Шуше — шестнадцать, семнадцать, восемнадцать, девятнадцать… лет, до двадцати цифры значения не имеют, зато разменянный третий десяток накидывает уже весомые годики-гирьки. До двадцати у Шуши — роман с младшим братом мужа старшей сестры Эммы Эдуардовны. Это прилично и почти по-бюргерски, по-сказочному. Семеро братьев взяли в жены семеро сестер… и пошла-поехала житуха… Но кривое зеркало исказило канон…
Началось все с Миши, точнее, с Эмминого замужества. Шуша с мамой старательно и терпеливо дожидались этого события. «Эммочке уже пора, ведь ей двадцать семь…» — говорила мама и объясняла все «поздним зажиганием». А у Шуши разыгрывалось воображение, и она представляла, как Эмма медленно горит на медленном огне. Шуша нисколько не расстраивалась из-за того, что Эмма задерживается и отстает от своих толстых одноклассниц в платьях фасона ночной рубашки… Они все остались в родной деревне под Бухарой и усердно плодились. Эмма же теперь была далекой и столичной. «Рано выходят замуж только глупые и некрасивые», — оптимизм, подхваченный Шушей неизвестно где.
Эмма — слишком старшая сестра. А Александра — слишком поздний ребенок. Одна родилась, другая уехала учиться. В столицу. Одна — мокрый комочек под названием «девочка», другая — уже не девочка. Виделись раз в год, летом. Эмма чересчур нервная и серьезная в те краткие моменты, когда не читает и не спит. Читала она удивительно беззаботно, сидя в шезлонге, раскачивая на носке заношенную туфлю на шпильке.

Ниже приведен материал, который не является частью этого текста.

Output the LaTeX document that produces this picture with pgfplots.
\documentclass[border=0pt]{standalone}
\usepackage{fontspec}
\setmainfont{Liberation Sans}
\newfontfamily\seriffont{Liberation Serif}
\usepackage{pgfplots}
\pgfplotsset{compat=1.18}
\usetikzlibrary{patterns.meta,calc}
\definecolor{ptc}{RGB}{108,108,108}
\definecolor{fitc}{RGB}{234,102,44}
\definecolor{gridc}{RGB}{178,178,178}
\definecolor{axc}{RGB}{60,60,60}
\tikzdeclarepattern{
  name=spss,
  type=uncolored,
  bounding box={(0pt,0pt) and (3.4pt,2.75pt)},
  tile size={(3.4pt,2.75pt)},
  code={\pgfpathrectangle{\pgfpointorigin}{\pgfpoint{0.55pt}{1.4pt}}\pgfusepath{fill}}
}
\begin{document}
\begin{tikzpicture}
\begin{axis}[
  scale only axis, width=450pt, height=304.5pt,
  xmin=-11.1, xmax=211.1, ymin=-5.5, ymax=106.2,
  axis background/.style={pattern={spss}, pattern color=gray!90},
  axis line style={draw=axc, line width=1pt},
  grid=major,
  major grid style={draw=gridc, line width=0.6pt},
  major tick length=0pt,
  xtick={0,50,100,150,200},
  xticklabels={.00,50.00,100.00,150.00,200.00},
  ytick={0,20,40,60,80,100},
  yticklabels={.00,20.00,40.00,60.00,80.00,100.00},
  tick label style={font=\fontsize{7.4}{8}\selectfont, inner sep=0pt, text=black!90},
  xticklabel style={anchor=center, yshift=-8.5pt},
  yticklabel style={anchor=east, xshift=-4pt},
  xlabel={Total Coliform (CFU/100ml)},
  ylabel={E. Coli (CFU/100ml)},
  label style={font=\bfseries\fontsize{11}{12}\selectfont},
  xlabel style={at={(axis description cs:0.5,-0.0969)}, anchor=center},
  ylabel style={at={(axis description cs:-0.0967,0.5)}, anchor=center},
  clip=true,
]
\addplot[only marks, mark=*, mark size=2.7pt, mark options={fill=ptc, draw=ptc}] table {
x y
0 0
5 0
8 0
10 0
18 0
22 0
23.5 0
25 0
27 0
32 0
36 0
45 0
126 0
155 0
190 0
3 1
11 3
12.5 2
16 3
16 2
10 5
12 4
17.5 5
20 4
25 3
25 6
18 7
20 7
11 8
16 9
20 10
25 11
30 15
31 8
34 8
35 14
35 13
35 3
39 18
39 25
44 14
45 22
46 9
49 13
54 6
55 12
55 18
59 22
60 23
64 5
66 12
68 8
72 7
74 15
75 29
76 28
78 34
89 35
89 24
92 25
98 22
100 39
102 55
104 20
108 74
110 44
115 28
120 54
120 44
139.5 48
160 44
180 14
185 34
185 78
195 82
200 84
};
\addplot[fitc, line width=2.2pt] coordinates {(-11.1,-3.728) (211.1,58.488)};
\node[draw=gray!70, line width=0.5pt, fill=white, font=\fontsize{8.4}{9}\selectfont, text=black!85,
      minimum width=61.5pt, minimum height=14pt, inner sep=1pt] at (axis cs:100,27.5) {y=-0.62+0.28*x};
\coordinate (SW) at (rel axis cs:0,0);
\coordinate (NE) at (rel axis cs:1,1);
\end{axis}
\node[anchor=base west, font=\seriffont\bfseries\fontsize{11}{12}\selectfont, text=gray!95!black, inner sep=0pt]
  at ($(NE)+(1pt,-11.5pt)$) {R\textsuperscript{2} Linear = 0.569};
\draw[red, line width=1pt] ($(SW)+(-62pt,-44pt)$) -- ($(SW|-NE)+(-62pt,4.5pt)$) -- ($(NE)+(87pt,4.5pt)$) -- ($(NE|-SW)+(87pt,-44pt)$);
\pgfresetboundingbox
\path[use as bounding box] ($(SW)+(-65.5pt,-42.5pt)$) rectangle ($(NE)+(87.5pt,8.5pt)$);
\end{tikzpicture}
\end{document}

Перед ней всегда стояла заветная вазочка, из которой Эмма поминутно, не глядя, брала персик и рассеянно высасывала из него соки, которые стекали между пальцев на локоть, а после на халат. Шуша донимала ее расспросами, Эмма огрызалась. Ей позволялось все, ее дожидались целый год, ее обожали и побаивались. Она не могла ошибиться и «неправильно» выйти замуж. Все тяготы бездомной Эмминой жизни — училище, общаги, загородный санаторий, где она подтирала попки анемичным детишкам, — как будто позади. Она наконец-то дала клятву Гиппократа, сбылась медицинская мечта идиота, Эмма поступила в санитарно-гигиенический, и на первом же курсе ее выбрали старостой, потому что она лучше всех умела притвориться общественно полезной и как самую старшую из присутствующих дам-с. Как староста, Эмма навестила в больнице некоего студента М. с вырезанным аппендиксом. Студент М. влюбился в резкий профиль своей старосты и… так они сидели, смущенные, чертя пыльные вензеля по больничной тумбочке.
Сидели-сидели и решили пожениться. Мишина семья по этому поводу благосклонно молчала. Весной все можно. Маму звали Луизой, она никак не предполагала, что сын и впрямь женится. Папа Лева тоже не думал и страдал отдышкой. У них на двоих билось одно коренастое еврейское сердце.